Candice Phelan has helped hundreds of Fortune 50 executives hone their presentation skills - how to get across their message and accomplish their presentation goals with varied settings, audiences, and subject matter.   During her 25-year career with Lockheed Martin, she completed her Ph. D., and her results-focused Learning strategy won many awards. After being promoted to Corporate Director of Learning Services, she received the highest leadership award of the corporation. After retiring, Candice focused on her own art-quilting, helped others advance their own art-quilling talent, and was SAQA’s membership chair for two years. 

Candice Phelan


Museum Acquisitions

Collector Ardis James once said “A quilt has to speak to me. It hits me in the chest and says “Take me.”

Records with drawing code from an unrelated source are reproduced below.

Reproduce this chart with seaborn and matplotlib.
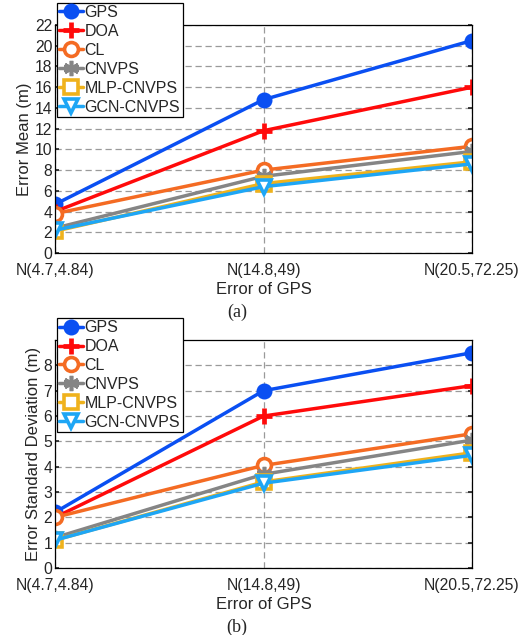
import numpy as np
import pandas as pd
import matplotlib
matplotlib.use("Agg")
import matplotlib.pyplot as plt
import seaborn as sns

# categories on the x axis
x_labels = ["N(4.7,4.84)", "N(14.8,49)", "N(20.5,72.25)"]
methods = ["GPS", "DOA", "CL", "CNVPS", "MLP-CNVPS", "GCN-CNVPS"]

# (a) error mean
mean_gps = [4.7, 14.8, 20.5]
mean_doa = [4.0, 11.8, 16.0]
mean_cl = [3.8, 8.0, 10.3]
mean_cnvps = [2.4, 7.4, 9.8]
mean_mlp = [2.1, 6.7, 8.8]
mean_gcn = [2.2, 6.4, 8.6]

# (b) error standard deviation
std_gps = [2.2, 7.0, 8.5]
std_doa = [2.0, 6.0, 7.2]
std_cl = [2.0, 4.05, 5.3]
std_cnvps = [1.2, 3.7, 5.05]
std_mlp = [1.1, 3.4, 4.55]
std_gcn = [1.1, 3.35, 4.45]

colors = {"GPS": "#0a4ff2", "DOA": "#ff0a0a", "CL": "#f46b23",
          "CNVPS": "#858585", "MLP-CNVPS": "#efb21c", "GCN-CNVPS": "#1ea6f5"}
markers = {"GPS": "o", "DOA": "P", "CL": "o", "CNVPS": (6, 2, 0),
           "MLP-CNVPS": "s", "GCN-CNVPS": "v"}
hollow = {"CL", "MLP-CNVPS", "GCN-CNVPS"}

sns.set_theme(style="white")
plt.rcParams["font.family"] = ["Liberation Sans", "DejaVu Sans"]


def make_df(series):
    rows = []
    for m, vals in zip(methods, series):
        for i, v in enumerate(vals):
            rows.append({"method": m, "x": i, "value": v})
    return pd.DataFrame(rows)


def draw(ax, df, ylabel, ymax, yticks, caption):
    for m in methods:
        d = df[df["method"] == m]
        mk = markers[m]
        if m == "DOA":
            kw = dict(marker="+", markersize=12, markeredgewidth=3.4)
        elif m == "CNVPS":
            kw = dict(marker=mk, markersize=11, markeredgewidth=2.6)
        else:
            kw = dict(marker=mk, markersize=10, markeredgewidth=2.6 if m in hollow else 1.5)
        if m in hollow:
            kw["markerfacecolor"] = "white"
        sns.lineplot(data=d, x="x", y="value", ax=ax, color=colors[m],
                     linewidth=2.5, label=m, markeredgecolor=colors[m], **kw)
    ax.set_xlim(0, 2)
    ax.set_ylim(0, ymax)
    ax.set_xticks([0, 1, 2])
    ax.set_xticklabels(x_labels, fontsize=11.3)
    ax.set_yticks(yticks)
    ax.tick_params(axis="y", labelsize=11.3, direction="in", length=3, right=True, left=True, pad=2)
    ax.tick_params(axis="x", direction="in", length=3, top=False, pad=7)
    ax.grid(True, color="#9a9a9a", linestyle=(0, (5, 3)), linewidth=0.9)
    ax.set_axisbelow(True)
    for s in ax.spines.values():
        s.set_color("black")
        s.set_linewidth(0.9)
    ax.set_xlabel("Error of GPS", fontsize=12, labelpad=3)
    ax.set_ylabel(ylabel, fontsize=12, labelpad=2)
    ax.text(0.436, -0.222, caption, transform=ax.transAxes, ha="center", va="top",
            fontsize=13, family="Liberation Serif")
    leg = ax.legend(loc="upper left", bbox_to_anchor=(0.0, 1.105), fontsize=11.5,
                    frameon=True, fancybox=False, handlelength=1.5,
                    handletextpad=0.1, borderpad=0.15, labelspacing=0.25,
                    borderaxespad=0.1)
    leg.get_frame().set_edgecolor("black")
    leg.get_frame().set_linewidth(0.9)
    leg.get_frame().set_alpha(1)


fig = plt.figure(figsize=(5.25, 6.35), dpi=100)
ax1 = fig.add_axes([0.105, 0.6016, 0.794, 0.359])
ax2 = fig.add_axes([0.105, 0.1055, 0.794, 0.359])

df_mean = make_df([mean_gps, mean_doa, mean_cl, mean_cnvps, mean_mlp, mean_gcn])
df_std = make_df([std_gps, std_doa, std_cl, std_cnvps, std_mlp, std_gcn])

draw(ax1, df_mean, "Error Mean (m)", 22, list(range(0, 23, 2)), "(a)")
draw(ax2, df_std, "Error Standard Deviation (m)", 9, list(range(0, 9)), "(b)")

fig.savefig("out.png", dpi=100)
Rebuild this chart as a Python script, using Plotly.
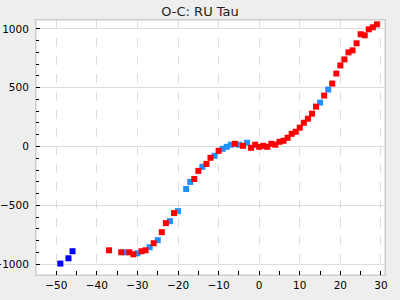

One of the most often-asked questions museums receive is how and why they select particular art pieces for their collections. Join us for a lively discussion of acquisitions plans and procedures, facilitated by curators of quilt and/or art museums, including Carolyn Ducey, curator of collections at the International Quilt Study Center & Museum, Wally Mason, director and chief curator at the Sheldon Museum of Art, University of Nebraska-Lincoln, and Nancy Bavor, curator of collection and exhibits at the San Jose Museum of Quilts and Textiles. A brief presentation by the panelists will address each institution’s acquisition processes, including discussion of how decisions are reached when considering new works for their collections. The discussion will be opened to questions from audience members following the presentations.

 

Carolyn Ducey (Panel Moderator) is curator of collections at the IQSCM. She oversees new acquisitions and ongoing care of the collection of more than 5,000 quilts. She has curated a number of exhibitions, including "Chintz Appliqué: From Imitation to Icon” and “The Collector’s Eye: Amish Quilts from the International Quilt Study Center Collections," and co-curated “Quilts in Common,” the inaugural exhibition of Center’s new museum. She is also author of the monograph Chintz Appliqué: from Imitation to Icon, (2008), co-author of What’s in a Name: Inscribed Quilts (2012), and a contributing author of Wild by Design: Two Hundred Years of Innovation and Artistry in American Quilts (2003).

Nancy Bavor is the Curator of Collections and Exhibits Coordinator at the San Jose Museum of Quilts & Textiles. She holds a Bachelor’s degree in art history from Northwestern University and a Master’s degree from the University of Nebraska, Lincoln with a History of Textiles/Quilt Studies emphasis. Her thesis explores the origins and development of the art quilt in California. Nancy also serves on the Boards of the SAQA and The Alliance for American Quilts and is an American Quilter's Society Certified Appraiser.

Wally Mason is the director and chief curator at the Sheldon Museum of Art, University of Nebraska-Lincoln. Mason earned a master’s of fine art from Indiana University and was the director and chief curator of the Haggerty Museum of Art at Marquette University. He has organized more than 60 exhibitions, including “Alfred Leslie: The Killing Cycle,” “Phillip Guston: Inevitable Finality,” “Tina Barney: The Europeans” and “John Marin’s Maine.”


Carolyn Ducey

Seeing the World through Quilts

In this interactive, multi-media session, participants will practice seeing into the worlds offered by quilts. UNL instructor of Teaching, Learning & Teacher Education Rita Hermann and IQSCM assistant curator of exhibitions Jonathan Gregory will share discoveries from their multi-year collaboration and provide participants an opportunity to look at quilts in ways that pull us through the surface and to ponder the world offered "in the cloth" of quilts.

An ongoing partnership between IQSCM and UNL educators has proven that, when students have the opportunity to look at/practice seeing quilts and are invited to question what they see "in the cloth,” the quilts reveal a world that opens a space for engagement. Whether studio works, international and ethnic bedcovers, or traditional American quilts, by “being invited into the cloth,” students have connected to real-world global and local issues, the subjectivities of personal experience and the process of making and finding meaning, and the relationships between pattern and structure in the physical and social world. 

Jonathan Gregory leads development and production of exhibitions at the IQSCM. Jonathan is co-editor of the IQSCM’s website, World Quilts: The American Story, and is a contributing author to various IQSCM. He has curated IQSCM exhibitions including Covering the War: American Quilts in Times of Conflict and The Engineer Who Could: Ernest Haight’s Half Century of Quiltmaking.

Rita Hermann has over a dozen years of experience teaching in a variety of K-16 educational settings around the country. In addition, she has developed programming for community organizations, collaborating with various museums, arts organizations, youth services, libraries, non-profits, indigenous Native populations, and visiting study abroad groups. Rita also teaches undergraduates in foundations courses and conducts research in art education.